Ben Cosgrove, editor of Life.com, writes “Despite how familiar and recognizably universal an experience it might be, however, it turns out that it’s remarkably difficult to really capture in a single, still photograph what it feels like to go to the moving pictures.” Amen to that! In fact, the more I look at that photo, the more I wonder whether it was doctored or partially staged.

I’ve got no problem with the magnificent mountainous sunset, reflected by rows of hardtops. That right there is a superb photo, probably taken from the projection booth. But look at the ambient twilight. It’s hard to imagine a projectionist even starting a feature with that much light in the sky, but we’re supposed to believe that The Ten Commandments had been running long enough to have reached Charlton Heston’s Red Sea scene?

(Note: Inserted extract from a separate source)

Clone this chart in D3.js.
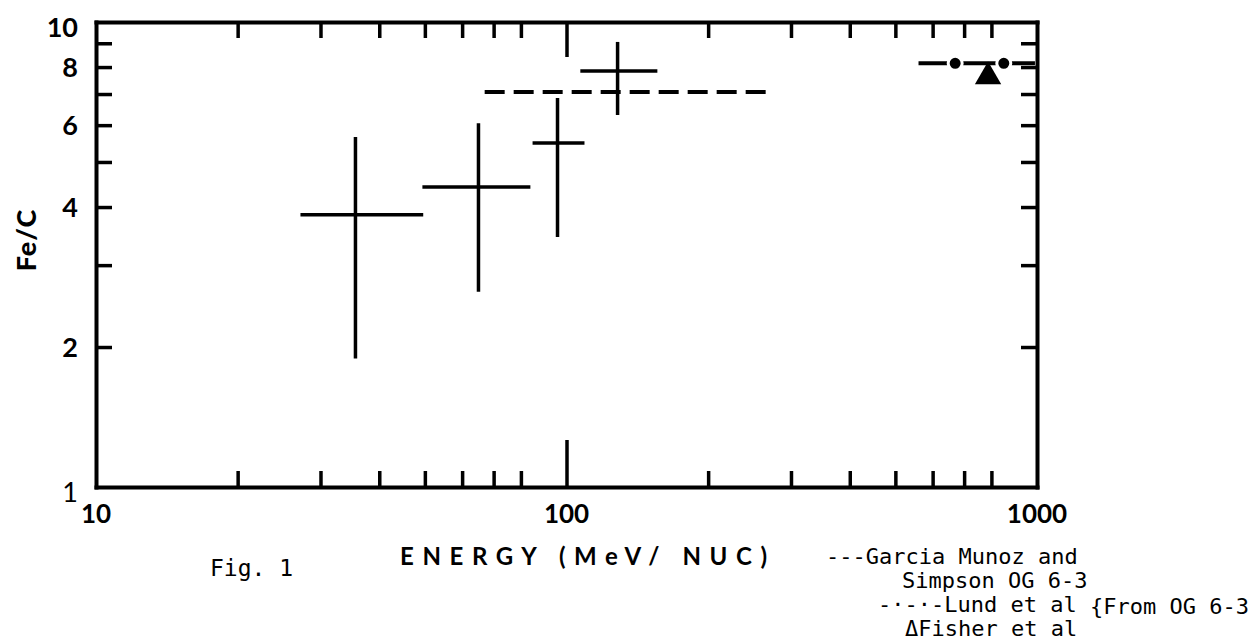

It’s easier for me to believe that the photo was doctored or staged. Eyerman could have started with that photo of the cars pointed at a blank screen, waiting for the movie to start. Then he could have superimposed that frame from the film, resulting in “Charlton Heston as Moses, arms outstretched, looming over what appears to be, if one looks at it just right, a congregation of rapt, immobile automobiles at prayer,” as Cosgrove elegantly describes it. The low-tech alternative would be to stage it by projecting just that frame, even as a slide, well before the film was shown to the audience, then taking the photo. Although it wasn’t so easy to do in 1958, superimposing wins my uninformed vote.

Got a better idea? Know more about this than I do? (That’s not difficult.) Leave a comment and tell us more.

Update: The Salt Lake Tribune just mentioned this photo in a sidebar for a drive-in story. According to the note, Eyerman showed the Brigitte Bardot film And God Created Woman to an invited audience of college students. “For the photo that was actually published, Everman (sic) swapped Heston’s image for Bardot’s.” See, I was right this time!